Take the lines of the data below from the very first through the line containing "t.textContent=labels[i];" and output them exactly, pictures excluded.

··· Exercise data ···

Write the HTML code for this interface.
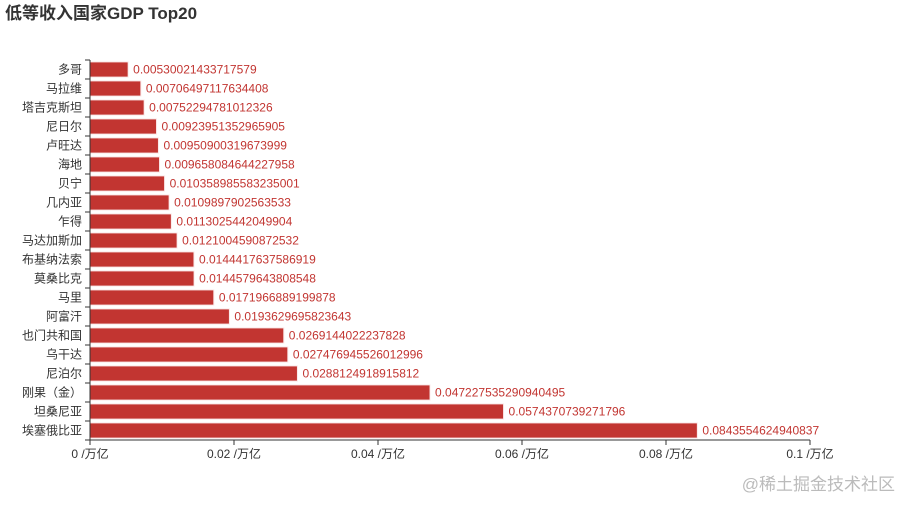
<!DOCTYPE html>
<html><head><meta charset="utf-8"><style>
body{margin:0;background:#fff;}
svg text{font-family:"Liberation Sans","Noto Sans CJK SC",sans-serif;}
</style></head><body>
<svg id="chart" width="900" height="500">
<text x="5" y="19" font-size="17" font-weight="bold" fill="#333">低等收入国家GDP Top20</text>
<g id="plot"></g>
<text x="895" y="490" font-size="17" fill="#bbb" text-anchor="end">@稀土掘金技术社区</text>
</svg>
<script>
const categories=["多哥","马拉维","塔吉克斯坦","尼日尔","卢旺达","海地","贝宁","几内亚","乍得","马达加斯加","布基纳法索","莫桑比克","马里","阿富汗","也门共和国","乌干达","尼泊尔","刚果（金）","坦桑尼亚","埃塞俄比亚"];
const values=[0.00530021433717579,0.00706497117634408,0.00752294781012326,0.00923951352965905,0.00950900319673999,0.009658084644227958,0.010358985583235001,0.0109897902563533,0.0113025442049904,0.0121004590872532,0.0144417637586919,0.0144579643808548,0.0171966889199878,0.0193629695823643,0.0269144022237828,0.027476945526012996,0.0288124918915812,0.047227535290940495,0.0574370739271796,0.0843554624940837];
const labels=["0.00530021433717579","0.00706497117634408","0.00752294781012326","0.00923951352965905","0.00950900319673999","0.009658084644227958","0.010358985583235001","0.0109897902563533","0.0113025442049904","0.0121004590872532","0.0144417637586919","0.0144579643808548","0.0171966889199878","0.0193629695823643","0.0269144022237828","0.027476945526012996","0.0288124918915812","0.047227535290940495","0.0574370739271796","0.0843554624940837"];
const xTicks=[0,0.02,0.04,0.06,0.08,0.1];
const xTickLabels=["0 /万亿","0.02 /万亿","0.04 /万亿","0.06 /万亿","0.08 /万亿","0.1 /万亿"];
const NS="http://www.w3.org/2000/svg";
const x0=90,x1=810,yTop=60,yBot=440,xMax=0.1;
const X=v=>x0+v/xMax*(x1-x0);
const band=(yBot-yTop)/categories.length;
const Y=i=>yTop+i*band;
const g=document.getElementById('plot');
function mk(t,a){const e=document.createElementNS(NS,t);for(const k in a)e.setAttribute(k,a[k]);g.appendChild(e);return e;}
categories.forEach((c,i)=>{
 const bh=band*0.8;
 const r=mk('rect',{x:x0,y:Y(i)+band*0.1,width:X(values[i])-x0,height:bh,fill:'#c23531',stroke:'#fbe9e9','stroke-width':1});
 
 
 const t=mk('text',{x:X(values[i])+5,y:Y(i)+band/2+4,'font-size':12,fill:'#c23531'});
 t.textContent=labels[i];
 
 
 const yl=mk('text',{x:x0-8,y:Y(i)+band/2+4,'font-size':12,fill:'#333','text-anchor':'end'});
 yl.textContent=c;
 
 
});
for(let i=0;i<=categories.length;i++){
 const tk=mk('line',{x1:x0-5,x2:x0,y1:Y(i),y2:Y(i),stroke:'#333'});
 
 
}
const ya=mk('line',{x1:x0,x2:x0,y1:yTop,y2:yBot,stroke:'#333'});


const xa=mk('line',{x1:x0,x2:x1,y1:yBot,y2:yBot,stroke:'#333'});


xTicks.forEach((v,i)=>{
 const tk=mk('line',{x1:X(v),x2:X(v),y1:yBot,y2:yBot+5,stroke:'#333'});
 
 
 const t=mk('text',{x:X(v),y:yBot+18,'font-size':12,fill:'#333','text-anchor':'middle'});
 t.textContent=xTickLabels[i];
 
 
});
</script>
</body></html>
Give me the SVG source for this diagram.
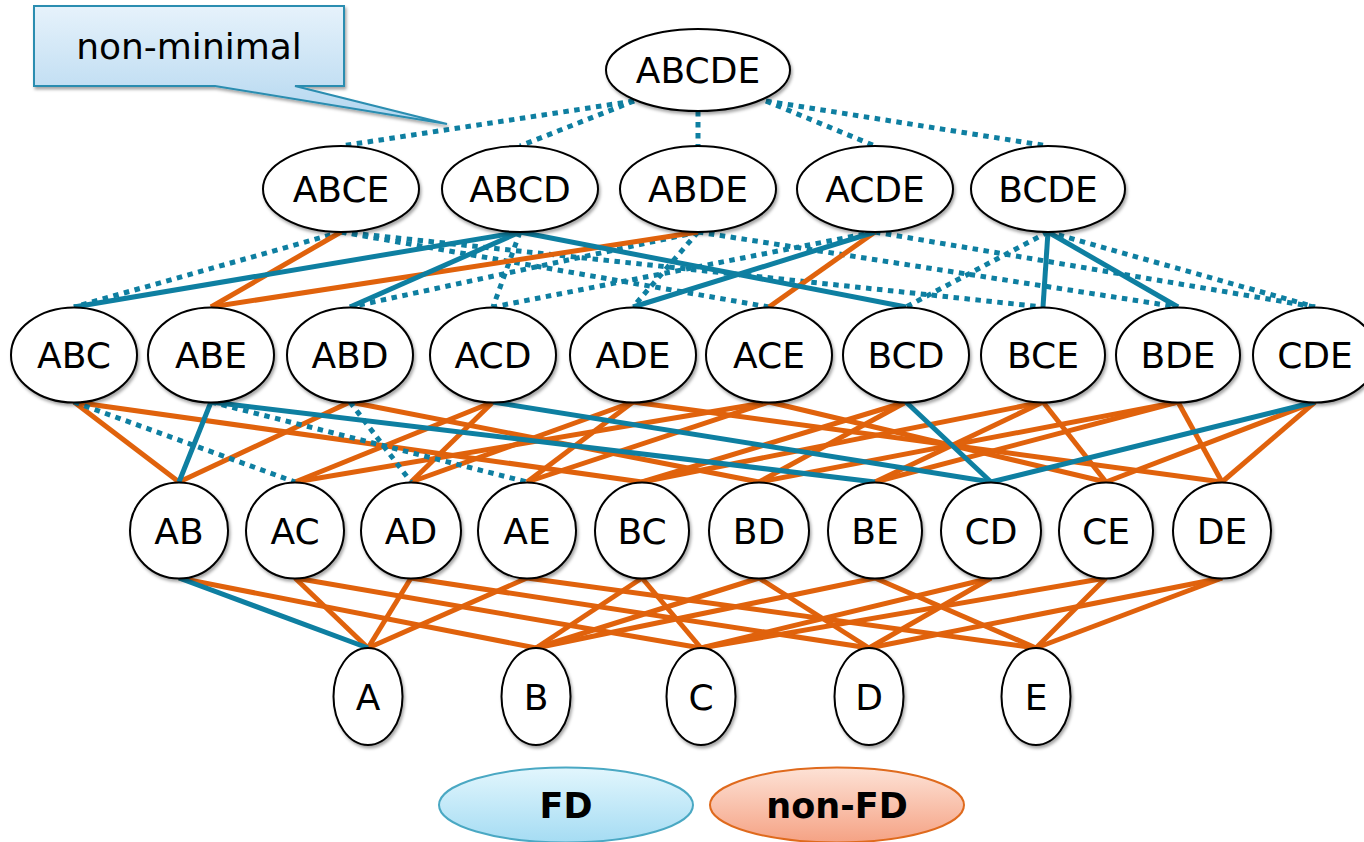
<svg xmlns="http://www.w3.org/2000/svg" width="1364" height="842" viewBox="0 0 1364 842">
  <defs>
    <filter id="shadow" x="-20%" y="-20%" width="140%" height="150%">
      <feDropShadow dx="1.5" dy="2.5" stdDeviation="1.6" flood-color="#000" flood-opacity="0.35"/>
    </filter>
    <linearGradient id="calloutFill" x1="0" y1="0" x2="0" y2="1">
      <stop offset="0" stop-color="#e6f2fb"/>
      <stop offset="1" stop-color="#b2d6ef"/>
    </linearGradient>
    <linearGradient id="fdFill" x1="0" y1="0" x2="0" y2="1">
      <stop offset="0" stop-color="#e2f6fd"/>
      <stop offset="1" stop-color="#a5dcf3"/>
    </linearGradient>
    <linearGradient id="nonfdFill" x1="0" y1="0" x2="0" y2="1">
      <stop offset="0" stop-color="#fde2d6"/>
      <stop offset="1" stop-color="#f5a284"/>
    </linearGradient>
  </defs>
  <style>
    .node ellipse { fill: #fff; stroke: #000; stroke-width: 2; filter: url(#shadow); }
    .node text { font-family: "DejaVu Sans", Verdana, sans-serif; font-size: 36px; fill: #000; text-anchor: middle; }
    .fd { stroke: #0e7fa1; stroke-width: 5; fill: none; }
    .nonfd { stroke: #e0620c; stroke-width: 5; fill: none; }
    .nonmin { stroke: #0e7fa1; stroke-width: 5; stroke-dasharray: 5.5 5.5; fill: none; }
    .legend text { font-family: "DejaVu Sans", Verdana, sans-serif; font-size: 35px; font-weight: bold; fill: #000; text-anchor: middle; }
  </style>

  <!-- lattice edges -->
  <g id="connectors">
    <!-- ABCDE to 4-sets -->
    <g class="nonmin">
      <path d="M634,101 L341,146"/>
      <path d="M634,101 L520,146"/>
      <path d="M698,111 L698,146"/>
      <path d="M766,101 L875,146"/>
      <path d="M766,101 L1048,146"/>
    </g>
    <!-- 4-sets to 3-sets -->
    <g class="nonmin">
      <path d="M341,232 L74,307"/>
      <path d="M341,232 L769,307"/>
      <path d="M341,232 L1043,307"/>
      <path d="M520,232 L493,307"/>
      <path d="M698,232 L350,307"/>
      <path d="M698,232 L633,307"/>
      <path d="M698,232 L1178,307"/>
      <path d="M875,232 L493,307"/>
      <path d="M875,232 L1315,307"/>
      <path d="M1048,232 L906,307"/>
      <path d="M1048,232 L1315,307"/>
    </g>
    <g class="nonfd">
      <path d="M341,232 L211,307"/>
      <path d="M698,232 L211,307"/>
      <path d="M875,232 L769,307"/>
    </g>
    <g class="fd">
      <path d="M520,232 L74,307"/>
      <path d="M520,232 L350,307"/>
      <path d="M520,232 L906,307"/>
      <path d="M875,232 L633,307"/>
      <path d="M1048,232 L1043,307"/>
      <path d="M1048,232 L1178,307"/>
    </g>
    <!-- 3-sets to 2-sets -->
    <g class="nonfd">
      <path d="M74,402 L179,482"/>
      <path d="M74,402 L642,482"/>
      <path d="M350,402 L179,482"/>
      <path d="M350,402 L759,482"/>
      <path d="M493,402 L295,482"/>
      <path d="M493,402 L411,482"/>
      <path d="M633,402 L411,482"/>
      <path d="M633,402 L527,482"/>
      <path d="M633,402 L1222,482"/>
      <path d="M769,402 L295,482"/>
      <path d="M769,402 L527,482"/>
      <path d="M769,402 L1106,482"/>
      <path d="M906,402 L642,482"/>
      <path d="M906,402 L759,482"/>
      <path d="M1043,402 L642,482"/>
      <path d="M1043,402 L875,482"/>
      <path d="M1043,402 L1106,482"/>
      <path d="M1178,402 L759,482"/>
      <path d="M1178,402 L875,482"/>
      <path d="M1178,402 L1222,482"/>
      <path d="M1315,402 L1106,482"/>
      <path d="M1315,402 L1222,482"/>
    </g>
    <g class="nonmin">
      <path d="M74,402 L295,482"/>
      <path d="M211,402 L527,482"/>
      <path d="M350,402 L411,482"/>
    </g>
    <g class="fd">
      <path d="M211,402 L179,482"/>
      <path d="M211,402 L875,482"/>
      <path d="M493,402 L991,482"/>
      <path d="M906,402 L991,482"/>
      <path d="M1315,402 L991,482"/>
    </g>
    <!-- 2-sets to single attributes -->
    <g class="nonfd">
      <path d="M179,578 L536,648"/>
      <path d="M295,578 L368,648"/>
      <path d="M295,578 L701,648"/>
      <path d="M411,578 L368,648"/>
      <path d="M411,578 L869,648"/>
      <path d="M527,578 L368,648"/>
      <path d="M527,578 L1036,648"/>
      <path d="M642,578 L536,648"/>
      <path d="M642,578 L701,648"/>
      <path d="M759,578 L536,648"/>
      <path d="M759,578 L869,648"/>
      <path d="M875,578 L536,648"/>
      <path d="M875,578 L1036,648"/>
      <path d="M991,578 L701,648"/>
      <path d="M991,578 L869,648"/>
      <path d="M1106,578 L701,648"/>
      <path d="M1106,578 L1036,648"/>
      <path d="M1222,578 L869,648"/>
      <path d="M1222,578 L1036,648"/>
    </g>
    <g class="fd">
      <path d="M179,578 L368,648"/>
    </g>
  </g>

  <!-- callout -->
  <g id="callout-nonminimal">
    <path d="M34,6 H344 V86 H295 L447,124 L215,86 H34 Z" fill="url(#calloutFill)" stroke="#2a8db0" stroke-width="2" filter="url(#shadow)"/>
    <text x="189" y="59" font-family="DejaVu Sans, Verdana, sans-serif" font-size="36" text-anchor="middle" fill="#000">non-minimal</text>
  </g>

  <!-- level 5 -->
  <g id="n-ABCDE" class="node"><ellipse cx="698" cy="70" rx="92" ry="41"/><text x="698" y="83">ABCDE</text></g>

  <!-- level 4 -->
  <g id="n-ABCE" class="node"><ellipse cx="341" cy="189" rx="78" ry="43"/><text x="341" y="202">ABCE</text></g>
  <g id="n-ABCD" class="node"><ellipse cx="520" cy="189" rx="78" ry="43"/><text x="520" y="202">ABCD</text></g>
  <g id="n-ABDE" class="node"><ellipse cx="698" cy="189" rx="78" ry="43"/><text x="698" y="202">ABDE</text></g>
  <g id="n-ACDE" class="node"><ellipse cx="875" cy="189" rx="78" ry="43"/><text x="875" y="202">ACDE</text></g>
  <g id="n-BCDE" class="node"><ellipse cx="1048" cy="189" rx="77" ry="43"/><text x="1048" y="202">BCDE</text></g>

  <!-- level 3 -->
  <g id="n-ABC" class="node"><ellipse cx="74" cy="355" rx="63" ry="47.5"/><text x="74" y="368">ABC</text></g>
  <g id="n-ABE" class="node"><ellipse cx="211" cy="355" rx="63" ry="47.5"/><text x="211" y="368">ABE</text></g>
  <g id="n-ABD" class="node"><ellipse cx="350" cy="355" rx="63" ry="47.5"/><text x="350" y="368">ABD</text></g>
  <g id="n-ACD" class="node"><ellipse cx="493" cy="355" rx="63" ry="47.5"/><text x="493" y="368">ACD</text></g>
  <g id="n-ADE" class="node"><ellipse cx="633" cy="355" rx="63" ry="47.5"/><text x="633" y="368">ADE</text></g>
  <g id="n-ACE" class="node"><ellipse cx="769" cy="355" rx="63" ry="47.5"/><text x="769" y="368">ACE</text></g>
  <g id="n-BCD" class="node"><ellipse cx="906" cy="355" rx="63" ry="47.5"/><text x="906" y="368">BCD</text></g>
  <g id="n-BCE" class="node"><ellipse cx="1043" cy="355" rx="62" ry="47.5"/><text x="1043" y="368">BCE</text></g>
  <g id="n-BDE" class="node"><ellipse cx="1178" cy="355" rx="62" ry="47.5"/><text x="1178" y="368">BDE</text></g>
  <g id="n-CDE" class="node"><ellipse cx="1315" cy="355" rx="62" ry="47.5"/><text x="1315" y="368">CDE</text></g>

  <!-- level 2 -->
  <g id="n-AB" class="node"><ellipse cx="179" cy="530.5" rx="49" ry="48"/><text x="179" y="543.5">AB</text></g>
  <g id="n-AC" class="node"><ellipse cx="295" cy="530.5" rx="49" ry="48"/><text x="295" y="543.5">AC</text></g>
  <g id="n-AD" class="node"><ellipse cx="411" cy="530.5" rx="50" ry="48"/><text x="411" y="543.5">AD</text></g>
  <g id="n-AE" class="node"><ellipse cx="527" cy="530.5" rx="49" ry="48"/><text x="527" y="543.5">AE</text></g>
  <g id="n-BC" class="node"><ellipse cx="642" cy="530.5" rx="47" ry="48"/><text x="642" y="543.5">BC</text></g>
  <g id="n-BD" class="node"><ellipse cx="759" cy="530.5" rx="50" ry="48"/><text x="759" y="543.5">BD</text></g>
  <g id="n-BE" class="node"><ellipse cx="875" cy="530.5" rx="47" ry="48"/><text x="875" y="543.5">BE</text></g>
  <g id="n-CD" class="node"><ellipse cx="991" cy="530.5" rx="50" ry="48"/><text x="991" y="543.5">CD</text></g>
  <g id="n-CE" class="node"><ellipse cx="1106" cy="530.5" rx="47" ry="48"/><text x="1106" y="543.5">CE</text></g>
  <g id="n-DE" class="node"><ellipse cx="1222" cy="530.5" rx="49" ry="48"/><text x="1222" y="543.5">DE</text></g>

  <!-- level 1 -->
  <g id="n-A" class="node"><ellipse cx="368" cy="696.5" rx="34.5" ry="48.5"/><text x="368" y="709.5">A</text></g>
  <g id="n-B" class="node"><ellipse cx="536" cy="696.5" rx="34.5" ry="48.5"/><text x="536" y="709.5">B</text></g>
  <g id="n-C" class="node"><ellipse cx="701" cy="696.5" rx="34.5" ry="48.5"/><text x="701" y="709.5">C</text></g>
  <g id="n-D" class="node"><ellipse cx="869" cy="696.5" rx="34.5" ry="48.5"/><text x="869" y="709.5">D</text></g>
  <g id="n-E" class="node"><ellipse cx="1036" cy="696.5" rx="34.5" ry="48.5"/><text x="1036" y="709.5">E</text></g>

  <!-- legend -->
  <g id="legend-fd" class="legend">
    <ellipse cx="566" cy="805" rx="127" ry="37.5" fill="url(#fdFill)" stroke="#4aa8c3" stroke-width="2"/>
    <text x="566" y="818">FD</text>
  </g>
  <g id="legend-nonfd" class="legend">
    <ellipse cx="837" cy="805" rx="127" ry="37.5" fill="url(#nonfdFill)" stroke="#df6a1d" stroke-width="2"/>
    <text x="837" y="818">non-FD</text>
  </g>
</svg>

···

Task response:
Write the HTML code for this interface.
<!DOCTYPE html>
<html><head><meta charset="utf-8"><style>
body{margin:0;background:#fff;}
svg text{font-family:"Liberation Sans","Noto Sans CJK SC",sans-serif;}
</style></head><body>
<svg id="chart" width="900" height="500">
<text x="5" y="19" font-size="17" font-weight="bold" fill="#333">低等收入国家GDP Top20</text>
<g id="plot"></g>
<text x="895" y="490" font-size="17" fill="#bbb" text-anchor="end">@稀土掘金技术社区</text>
</svg>
<script>
const categories=["多哥","马拉维","塔吉克斯坦","尼日尔","卢旺达","海地","贝宁","几内亚","乍得","马达加斯加","布基纳法索","莫桑比克","马里","阿富汗","也门共和国","乌干达","尼泊尔","刚果（金）","坦桑尼亚","埃塞俄比亚"];
const values=[0.00530021433717579,0.00706497117634408,0.00752294781012326,0.00923951352965905,0.00950900319673999,0.009658084644227958,0.010358985583235001,0.0109897902563533,0.0113025442049904,0.0121004590872532,0.0144417637586919,0.0144579643808548,0.0171966889199878,0.0193629695823643,0.0269144022237828,0.027476945526012996,0.0288124918915812,0.047227535290940495,0.0574370739271796,0.0843554624940837];
const labels=["0.00530021433717579","0.00706497117634408","0.00752294781012326","0.00923951352965905","0.00950900319673999","0.009658084644227958","0.010358985583235001","0.0109897902563533","0.0113025442049904","0.0121004590872532","0.0144417637586919","0.0144579643808548","0.0171966889199878","0.0193629695823643","0.0269144022237828","0.027476945526012996","0.0288124918915812","0.047227535290940495","0.0574370739271796","0.0843554624940837"];
const xTicks=[0,0.02,0.04,0.06,0.08,0.1];
const xTickLabels=["0 /万亿","0.02 /万亿","0.04 /万亿","0.06 /万亿","0.08 /万亿","0.1 /万亿"];
const NS="http://www.w3.org/2000/svg";
const x0=90,x1=810,yTop=60,yBot=440,xMax=0.1;
const X=v=>x0+v/xMax*(x1-x0);
const band=(yBot-yTop)/categories.length;
const Y=i=>yTop+i*band;
const g=document.getElementById('plot');
function mk(t,a){const e=document.createElementNS(NS,t);for(const k in a)e.setAttribute(k,a[k]);g.appendChild(e);return e;}
categories.forEach((c,i)=>{
 const bh=band*0.8;
 const r=mk('rect',{x:x0,y:Y(i)+band*0.1,width:X(values[i])-x0,height:bh,fill:'#c23531',stroke:'#fbe9e9','stroke-width':1});
 
 
 const t=mk('text',{x:X(values[i])+5,y:Y(i)+band/2+4,'font-size':12,fill:'#c23531'});
 t.textContent=labels[i];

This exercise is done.